Willis and Glasscock embarked on a series of nocturnal bank robberies, using cars as their mode of escape. Glasscock proved to be a master of nitroglycerin, effectively utilizing the explosive to blast open safes. Willis, driven by a sense of injustice, convinced his brothers to support their criminal enterprise, arguing that bankers were the true crooks and that robbing them was merely a case of little thieves stealing from big thieves. He further rationalized their actions by emphasizing that all banks were insured, and that the insurance companies would ultimately benefit from their robberies by increasing their sales.

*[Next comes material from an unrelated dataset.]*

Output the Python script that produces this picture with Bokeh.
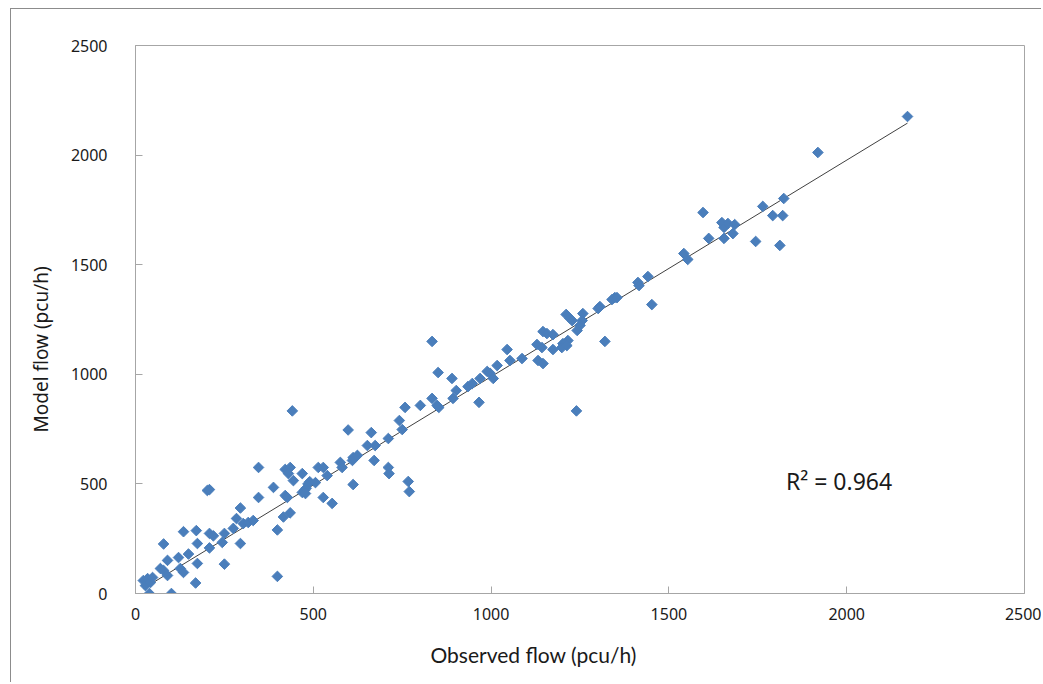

The Newton gang's prolific bank robbing spree continued unabated, and some bankers proved to be dishonest in exaggerating their losses. This prompted insurance companies to pressure banks into investing in enhanced safes, impervious to nitroglycerin. Faced with this setback, the Newtons shifted their operations to Toronto, where they targeted a cash transport vehicle in broad daylight.

Despite meticulously planning their Toronto heist, unforeseen events disrupted their execution, resulting in a narrow escape for the gang members. Undeterred, Willis resolved to abandon his criminal ways and become a legitimate businessman. However, his investment in an oil well turned sour and drained his finances, leaving him devastated. In his despair, he questioned his faith, convinced that God had thwarted his attempts to go straight.

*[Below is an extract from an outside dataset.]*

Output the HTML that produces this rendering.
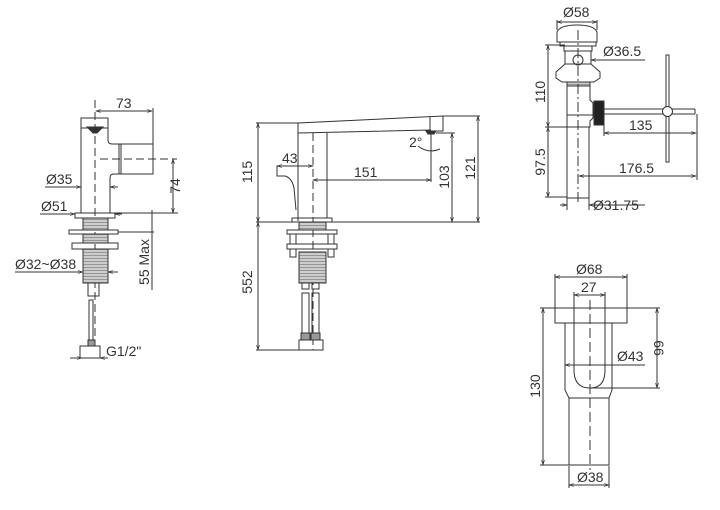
<!DOCTYPE html>
<html><head><meta charset="utf-8"><style>
html,body{margin:0;padding:0;background:#fff;}
svg{display:block;}
text{font-family:"Liberation Sans",sans-serif;font-size:14px;fill:#333;}
</style></head><body>
<svg width="720" height="510" viewBox="0 0 720 510" xmlns="http://www.w3.org/2000/svg">
<defs>
<marker id="a" viewBox="0 0 10 10" refX="10" refY="5" markerWidth="7" markerHeight="5" orient="auto-start-reverse"><path d="M0,2 L10,5 L0,8" fill="none" stroke="#333" stroke-width="1.2"/></marker>
<pattern id="th" width="4" height="3" patternUnits="userSpaceOnUse"><rect width="4" height="3" fill="#ccc"/><line x1="0" y1="0.5" x2="4" y2="0.5" stroke="#888" stroke-width="0.8"/></pattern>
</defs>
<g stroke="#333" stroke-width="1" fill="none">
<!-- VIEW 1 -->
<path d="M81,213 V118 H108 V140 Q108,144 112,144 H121 M110,213 V178 Q110,174 114,174 H121"/>
<rect x="121" y="144" width="32" height="30"/>
<line x1="119" y1="144" x2="119" y2="174"/>
<line x1="81" y1="128" x2="108" y2="128"/>
<path d="M87,127 H103 L97,133 H93 Z" fill="#333"/>
<line x1="95" y1="100" x2="95" y2="340" stroke-dasharray="8,4"/>
<line x1="100" y1="159" x2="177" y2="159" stroke-dasharray="8,4"/>
<rect x="75" y="213" width="40" height="5"/>
<rect x="83" y="218" width="25" height="12" fill="url(#th)"/>
<rect x="69" y="230" width="49" height="4"/>
<rect x="83" y="234" width="25" height="9" fill="url(#th)"/>
<rect x="72" y="243" width="46" height="6"/>
<rect x="83" y="249" width="25" height="34" fill="url(#th)"/>
<rect x="88" y="283" width="11" height="13"/>
<rect x="89" y="300" width="4" height="40"/>
<rect x="88" y="340" width="7" height="6" fill="#999"/>
<rect x="80" y="346" width="20" height="12"/>
<line x1="96" y1="111" x2="152" y2="111" marker-start="url(#a)" marker-end="url(#a)"/>
<line x1="153" y1="108" x2="153" y2="144"/>
<line x1="173" y1="159" x2="173" y2="213" marker-start="url(#a)" marker-end="url(#a)"/>
<line x1="115" y1="213" x2="178" y2="213"/>
<line x1="45" y1="187" x2="81" y2="187" marker-end="url(#a)"/>
<line x1="110" y1="187" x2="118" y2="187" marker-start="url(#a)"/>
<line x1="40" y1="214" x2="75" y2="214" marker-end="url(#a)"/>
<line x1="115" y1="214" x2="122" y2="214" marker-start="url(#a)"/>
<line x1="15" y1="272" x2="83" y2="272" marker-end="url(#a)"/>
<line x1="108" y1="272" x2="118" y2="272" marker-start="url(#a)"/>
<line x1="152" y1="210" x2="152" y2="290"/>
<line x1="118" y1="232" x2="154" y2="232"/>
<line x1="70" y1="358" x2="82" y2="358" marker-end="url(#a)"/>
<line x1="100" y1="358" x2="108" y2="358" marker-start="url(#a)"/>
<!-- VIEW 2 -->
<path d="M298,221 V123 L443,116 V131 L431,131 M298,133 L431,130"/>
<line x1="430" y1="117" x2="430" y2="131"/>
<path d="M426,131 H436 L434,134 H428 Z" fill="#333"/>
<line x1="327" y1="133" x2="327" y2="218"/>
<line x1="313" y1="133" x2="313" y2="350" stroke-dasharray="8,4"/>
<path d="M298,166 H277 V176 H285 Q292,178 294,188 L296,210"/>
<rect x="292" y="218" width="40" height="4"/>
<rect x="299" y="222" width="27" height="8" fill="url(#th)"/>
<rect x="287" y="230" width="50" height="4"/>
<rect x="290" y="234" width="6" height="10"/><rect x="328" y="234" width="6" height="10"/>
<rect x="287" y="244" width="50" height="5"/>
<rect x="290" y="249" width="6" height="8"/><rect x="328" y="249" width="6" height="8"/>
<rect x="299" y="252" width="27" height="31" fill="url(#th)"/>
<rect x="302" y="283" width="7" height="6"/><rect x="312" y="283" width="7" height="6"/>
<rect x="302" y="293" width="7" height="40"/><rect x="312" y="293" width="7" height="40"/>
<rect x="301" y="333" width="9" height="7" fill="#999"/><rect x="311" y="333" width="9" height="7" fill="#999"/>
<rect x="299" y="340" width="24" height="10"/>
<line x1="256" y1="123" x2="298" y2="123"/>
<line x1="256" y1="222" x2="480" y2="222"/>
<line x1="256" y1="350" x2="300" y2="350"/>
<line x1="258" y1="123" x2="258" y2="222" marker-start="url(#a)" marker-end="url(#a)"/>
<line x1="258" y1="222" x2="258" y2="350" marker-start="url(#a)" marker-end="url(#a)"/>
<line x1="443" y1="116" x2="480" y2="116"/>
<line x1="478" y1="116" x2="478" y2="222" marker-start="url(#a)" marker-end="url(#a)"/>
<line x1="436" y1="133" x2="455" y2="133"/>
<line x1="452" y1="133" x2="452" y2="222" marker-start="url(#a)" marker-end="url(#a)"/>
<line x1="313" y1="180" x2="431" y2="180" marker-start="url(#a)" marker-end="url(#a)"/>
<line x1="431" y1="131" x2="431" y2="182"/>
<line x1="277" y1="166" x2="313" y2="166" marker-start="url(#a)" marker-end="url(#a)"/>
<path d="M418,146 Q428,154 440,149"/>
<!-- VIEW 3 -->
<path d="M557,42 V32 Q560,25 577,25 Q594,25 597,32 V42 Z"/>
<rect x="560" y="42" width="36" height="4"/>
<rect x="564" y="46" width="28" height="5"/>
<path d="M565,51 H591 V64 H565 Z"/>
<circle cx="578" cy="60" r="5"/>
<path d="M565,64 L556,72 V78 L562,82 H594 L600,78 V72 L591,64"/>
<rect x="567" y="82" width="23" height="4" fill="url(#th)"/>
<path d="M567,86 V127 H590 V121 L593,118 V103 L590,100 V86"/>
<line x1="567" y1="115" x2="593" y2="115"/>
<rect x="594" y="101" width="10" height="24" fill="#222"/>
<line x1="604" y1="109" x2="695" y2="109"/><line x1="604" y1="114" x2="695" y2="114"/>
<line x1="695" y1="109" x2="695" y2="114"/>
<rect x="666" y="55" width="3" height="107"/>
<circle cx="667.5" cy="111.5" r="5" fill="#fff"/>
<rect x="567" y="127" width="22" height="71"/>
<line x1="578" y1="30" x2="578" y2="205" stroke-dasharray="10,3,2,3"/>
<line x1="557" y1="20" x2="557" y2="30"/><line x1="597" y1="20" x2="597" y2="30"/>
<line x1="557" y1="22" x2="597" y2="22" marker-start="url(#a)" marker-end="url(#a)"/>
<line x1="591" y1="60" x2="645" y2="60" marker-start="url(#a)"/>
<line x1="545" y1="45" x2="565" y2="45"/><line x1="545" y1="127" x2="567" y2="127"/><line x1="545" y1="197" x2="567" y2="197"/>
<line x1="548" y1="45" x2="548" y2="127" marker-start="url(#a)" marker-end="url(#a)"/>
<line x1="548" y1="127" x2="548" y2="197" marker-start="url(#a)" marker-end="url(#a)"/>
<line x1="604" y1="125" x2="604" y2="136"/><line x1="697" y1="114" x2="697" y2="180"/>
<line x1="604" y1="133" x2="696" y2="133" marker-start="url(#a)" marker-end="url(#a)"/>
<line x1="579" y1="176" x2="696" y2="176" marker-start="url(#a)" marker-end="url(#a)"/>
<line x1="567" y1="198" x2="567" y2="210"/><line x1="589" y1="198" x2="589" y2="210"/>
<line x1="560" y1="205" x2="567" y2="205" marker-end="url(#a)"/>
<line x1="589" y1="205" x2="645" y2="205" marker-start="url(#a)"/>
<!-- VIEW 4 -->
<rect x="555" y="308" width="72" height="15"/>
<path d="M565,323 V390 L569,398 H609 L612,390 V323"/>
<path d="M574,298 V370 Q574,388 590,388 Q605,388 605,370 V298"/>
<rect x="569" y="398" width="40" height="67"/>
<line x1="590" y1="300" x2="590" y2="470" stroke-dasharray="10,4"/>
<line x1="555" y1="274" x2="555" y2="308"/><line x1="627" y1="274" x2="627" y2="308"/>
<line x1="555" y1="277" x2="627" y2="277" marker-start="url(#a)" marker-end="url(#a)"/>
<line x1="574" y1="292" x2="574" y2="300"/><line x1="605" y1="292" x2="605" y2="300"/>
<line x1="574" y1="295" x2="605" y2="295" marker-start="url(#a)" marker-end="url(#a)"/>
<line x1="540" y1="308" x2="555" y2="308"/><line x1="540" y1="465" x2="569" y2="465"/>
<line x1="543" y1="308" x2="543" y2="465" marker-start="url(#a)" marker-end="url(#a)"/>
<line x1="627" y1="308" x2="660" y2="308"/><line x1="590" y1="388" x2="660" y2="388"/>
<line x1="657" y1="308" x2="657" y2="388" marker-start="url(#a)" marker-end="url(#a)"/>
<line x1="565" y1="365" x2="645" y2="365" marker-start="url(#a)"/>
<line x1="569" y1="466" x2="569" y2="488"/><line x1="609" y1="466" x2="609" y2="488"/>
<line x1="569" y1="485" x2="609" y2="485" marker-start="url(#a)" marker-end="url(#a)"/>
</g>
<text x="116" y="108">73</text>
<text x="180" y="186" transform="rotate(-90 180 186)" text-anchor="middle">74</text>
<text x="46" y="184">Ø35</text>
<text x="41" y="211">Ø51</text>
<text x="15" y="269">Ø32~Ø38</text>
<text x="149" y="262" transform="rotate(-90 149 262)" text-anchor="middle">55 Max</text>
<text x="106" y="356">G1/2"</text>
<text x="252" y="172" transform="rotate(-90 252 172)" text-anchor="middle">115</text>
<text x="252" y="282" transform="rotate(-90 252 282)" text-anchor="middle">552</text>
<text x="282" y="163">43</text>
<text x="354" y="177">151</text>
<text x="409" y="147">2°</text>
<text x="449" y="177" transform="rotate(-90 449 177)" text-anchor="middle">103</text>
<text x="475" y="168" transform="rotate(-90 475 168)" text-anchor="middle">121</text>
<text x="563" y="17">Ø58</text>
<text x="603" y="56">Ø36.5</text>
<text x="545" y="92" transform="rotate(-90 545 92)" text-anchor="middle">110</text>
<text x="545" y="162" transform="rotate(-90 545 162)" text-anchor="middle">97.5</text>
<text x="629" y="130">135</text>
<text x="619" y="173">176.5</text>
<text x="593" y="210">Ø31.75</text>
<text x="576" y="274">Ø68</text>
<text x="581" y="292">27</text>
<text x="617" y="361">Ø43</text>
<text x="540" y="386" transform="rotate(-90 540 386)" text-anchor="middle">130</text>
<text x="654" y="348" transform="rotate(90 654 348)" text-anchor="middle">66</text>
<text x="577" y="482">Ø38</text>
</svg>
</body></html>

Desperate for redemption, Willis was easily drawn into another criminal venture: the robbery of a night-time train. (Note: The train robbery depicted was that of the Milwaukee Road's Fast Mail on June 12, 1924.) Glasscock, once an expert with nitroglycerin, proved less proficient with a gun. In a moment of panic, he mistook Willis' brother, Dock Newton, for a guard and accidentally shot him. Willis, driven by loyalty, sought medical attention for his wounded brother, inadvertently exposing their identities.

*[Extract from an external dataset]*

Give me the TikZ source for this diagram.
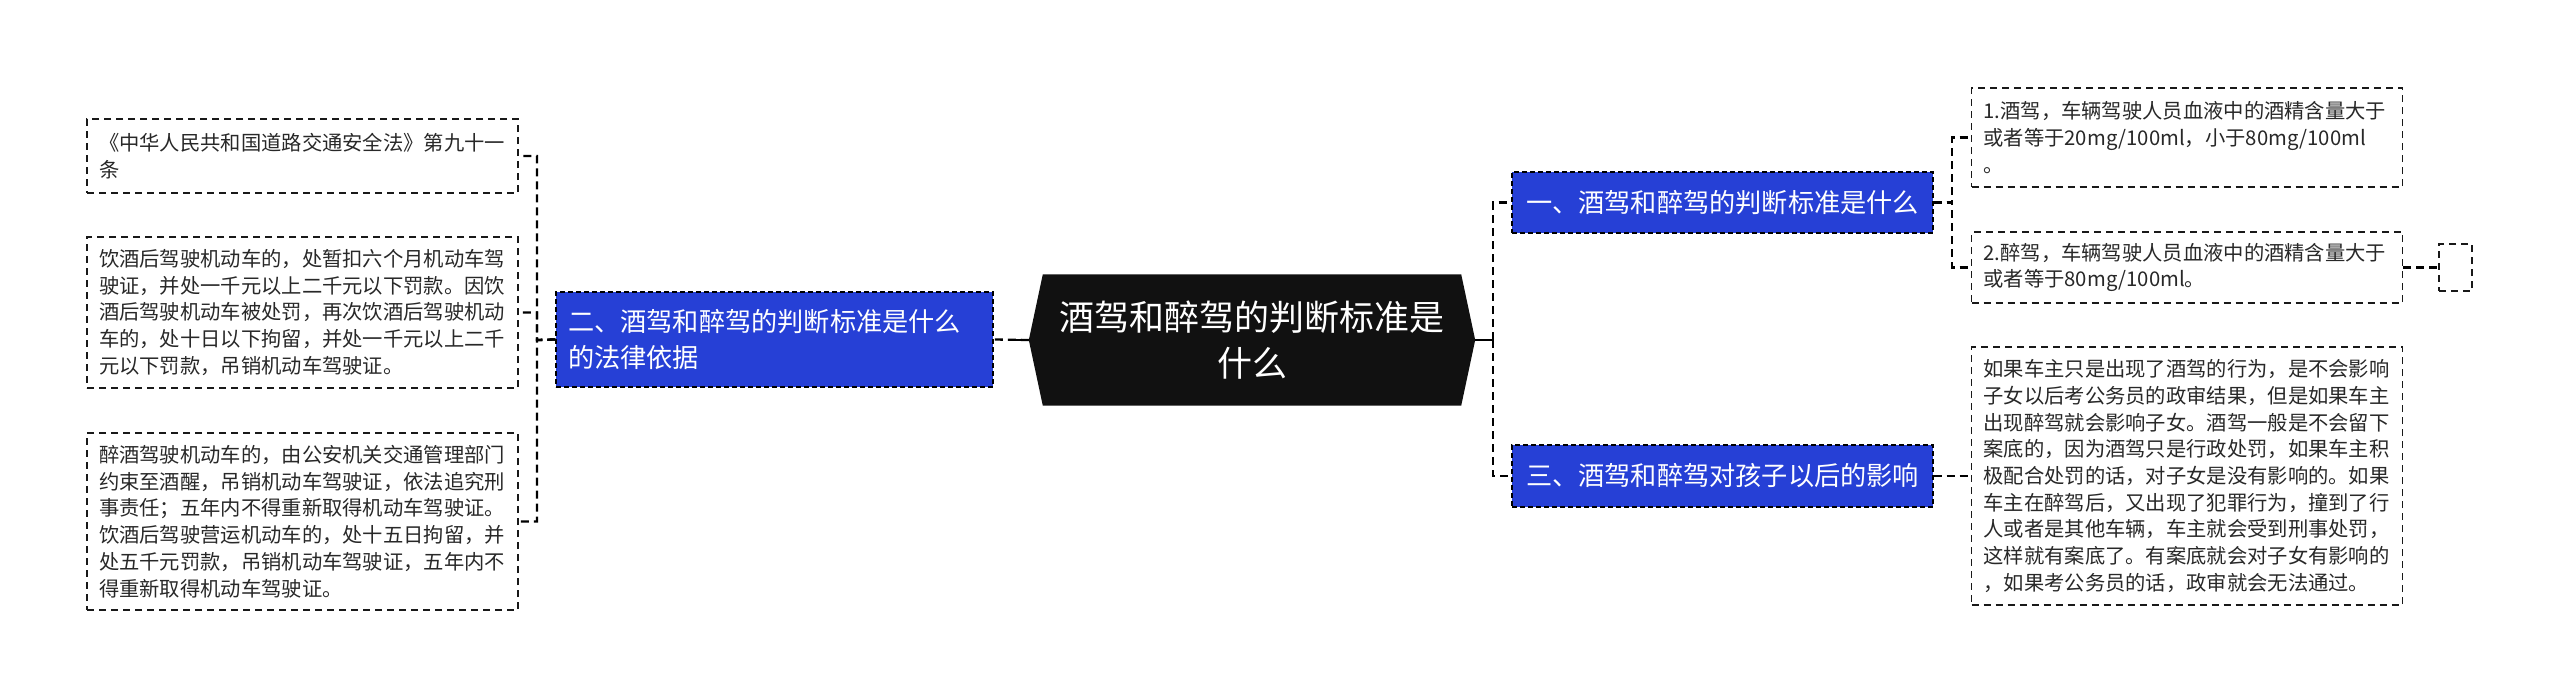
\documentclass[tikz,border=0pt]{standalone}
\usepackage{fontspec}
\setmainfont{Noto Sans CJK SC}
\usetikzlibrary{backgrounds}
\definecolor{nodeblue}{RGB}{38,64,214}
\definecolor{leaftext}{RGB}{40,40,40}
\definecolor{centerfill}{RGB}{17,17,17}
\begin{document}
\begin{tikzpicture}[x=1pt,y=-1pt,
  leaf/.style={draw=black!90, line width=1.8pt, dash pattern=on 7pt off 5pt, text=leaftext, font=\fontsize{20.3pt}{26.7pt}\selectfont, align=left, text width=407pt, inner xsep=12pt, inner ysep=0pt},
  bluebox/.style={fill=nodeblue, draw=black, line width=1.4pt, dash pattern=on 5pt off 3pt, text=white, font=\fontsize{26.2pt}{36pt}\selectfont, inner sep=0pt},
  hub/.style={text=white, font=\fontsize{35pt}{45.6pt}\selectfont, align=center, minimum width=446pt, minimum height=131pt, inner sep=0pt},
  conn/.style={draw=black, line width=2.3pt, dash pattern=on 8pt off 5pt},
  stub/.style={draw=black, line width=2.4pt},
]
\begin{scope}[on background layer]
\fill[white] (0,0) rectangle (2560,699);
\end{scope}
\useasboundingbox (0,0) rectangle (2560,699);

% central node
\node[hub] (c) at (1252,340) {酒驾和醉驾的判断标准是\\什么};
\begin{scope}[on background layer]
\fill[centerfill] ([xshift=14pt]c.north west) -- ([xshift=-14pt]c.north east) -- (c.east) -- ([xshift=-14pt]c.south east) -- ([xshift=14pt]c.south west) -- (c.west) -- cycle;
\end{scope}

% blue branch nodes
\node[bluebox, text width=413pt, align=left, minimum height=95pt, inner xsep=12pt] (b2) at (774.5,339.5) {二、酒驾和醉驾的判断标准是什么\\的法律依据};
\node[bluebox, minimum width=421pt, minimum height=61pt] (b1) at (1722.5,202.5) {一、酒驾和醉驾的判断标准是什么};
\node[bluebox, minimum width=421pt, minimum height=62pt] (b3) at (1722.5,476) {三、酒驾和醉驾对孩子以后的影响};

% left leaves
\node[leaf, minimum height=74pt] (l1) at (302.5,156) {《中华人民共和国道路交通安全法》第九十一\\条};
\node[leaf, minimum height=151pt] (l2) at (302.5,312.5) {饮酒后驾驶机动车的，处暂扣六个月机动车驾\\驶证，并处一千元以上二千元以下罚款。因饮\\酒后驾驶机动车被处罚，再次饮酒后驾驶机动\\车的，处十日以下拘留，并处一千元以上二千\\元以下罚款，吊销机动车驾驶证。};
\node[leaf, minimum height=177pt] (l3) at (302.5,521.5) {醉酒驾驶机动车的，由公安机关交通管理部门\\约束至酒醒，吊销机动车驾驶证，依法追究刑\\事责任；五年内不得重新取得机动车驾驶证。\\饮酒后驾驶营运机动车的，处十五日拘留，并\\处五千元罚款，吊销机动车驾驶证，五年内不\\得重新取得机动车驾驶证。};

% right leaves
\node[leaf, minimum height=99pt] (r1) at (2187,137.5) {1.酒驾，车辆驾驶人员血液中的酒精含量大于\\或者等于20mg/100ml，小于80mg/100ml\\。};
\node[leaf, minimum height=71pt] (r2) at (2187,267.5) {2.醉驾，车辆驾驶人员血液中的酒精含量大于\\或者等于80mg/100ml。};
\node[leaf, minimum height=258pt] (r3) at (2187,476) {如果车主只是出现了酒驾的行为，是不会影响\\子女以后考公务员的政审结果，但是如果车主\\出现醉驾就会影响子女。酒驾一般是不会留下\\案底的，因为酒驾只是行政处罚，如果车主积\\极配合处罚的话，对子女是没有影响的。如果\\车主在醉驾后，又出现了犯罪行为，撞到了行\\人或者是其他车辆，车主就会受到刑事处罚，\\这样就有案底了。有案底就会对子女有影响的\\，如果考公务员的话，政审就会无法通过。};
\node[draw=black!90, line width=1.8pt, dash pattern=on 7pt off 5pt, minimum width=33pt, minimum height=47pt, inner sep=0pt] (e) at (2455.5,267.5) {};

% connectors
\coordinate (lj) at (537,340);
\coordinate (rj) at (1493,340);
\coordinate (r1j) at (1952,202.5);
\draw[conn] (c.west) -- (b2.east);
\draw[stub] (c.west) -- ++(-18,0);
\draw[conn] (b2.west) -- (lj) |- (l1.east);
\draw[conn] (b2.west) -- (lj) |- (l2.east);
\draw[conn] (b2.west) -- (lj) |- (l3.east);
\draw[stub] (c.east) -- (rj);
\draw[conn] (rj) |- (b1.west);
\draw[conn] (rj) |- (b3.west);
\draw[conn] (b1.east) -- (r1j) |- (r1.west);
\draw[conn] (b1.east) -- (r1j) |- (r2.west);
\draw[conn] (r2.east) -- (e.west);
\draw[conn] (b3.east) -- (r3.west);
\end{tikzpicture}
\end{document}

In the end, all the Newton brothers are finally arrested and sentenced for their crimes. The once-notorious gang, driven by a misguided sense of justice and a thirst for financial security, met their bitter end within the confines of a prison.

==Cast==
- Matthew McConaughey as Willis Newton
- Skeet Ulrich as Joe Newton
- Ethan Hawke as Jess Newton
- Vincent D'Onofrio as Wylie "Dock" Newton
- Dwight Yoakam as Brentwood "Brent Glass" Glasscock
- Chloe Webb as Avis Glasscock
- Gail Cronauer as Ma Newton
- Julianna Margulies as Louise Brown
- Anne Stedman as Madeline
- Lew Temple as The Waiter
- Charles Gunning as "Slim"
- Ken Farmer as Ranger Frank Hamer
- David Jensen as William Fahy
- Bo Hopkins as FBI Agent K.P. Aldrich
- Luke Askew as Chief Shoemaker

==Reception==
The film received mixed reviews from critics, with a 65% rating on Rotten Tomatoes based on 40 reviews. The site's consensus states: "The Newton Boys uses a sharp cast and absorbing period detail to help make up for the frustrations of a story puzzlingly short on dramatic tension." Metacritic gave the film a score of 57 based on 20 reviews, indicating "mixed or average reviews". Audiences polled by CinemaScore gave the film an average grade of "B−" on an A+ to F scale.

Roger Ebert gave the film two stars, writing "It's not an enormous cast, and yet somehow the Newtons are hard to tell apart--not in appearance, but in personality...the film as a whole seems drained of thrust and energy--especially compared to (Richard Linklater's) earlier films."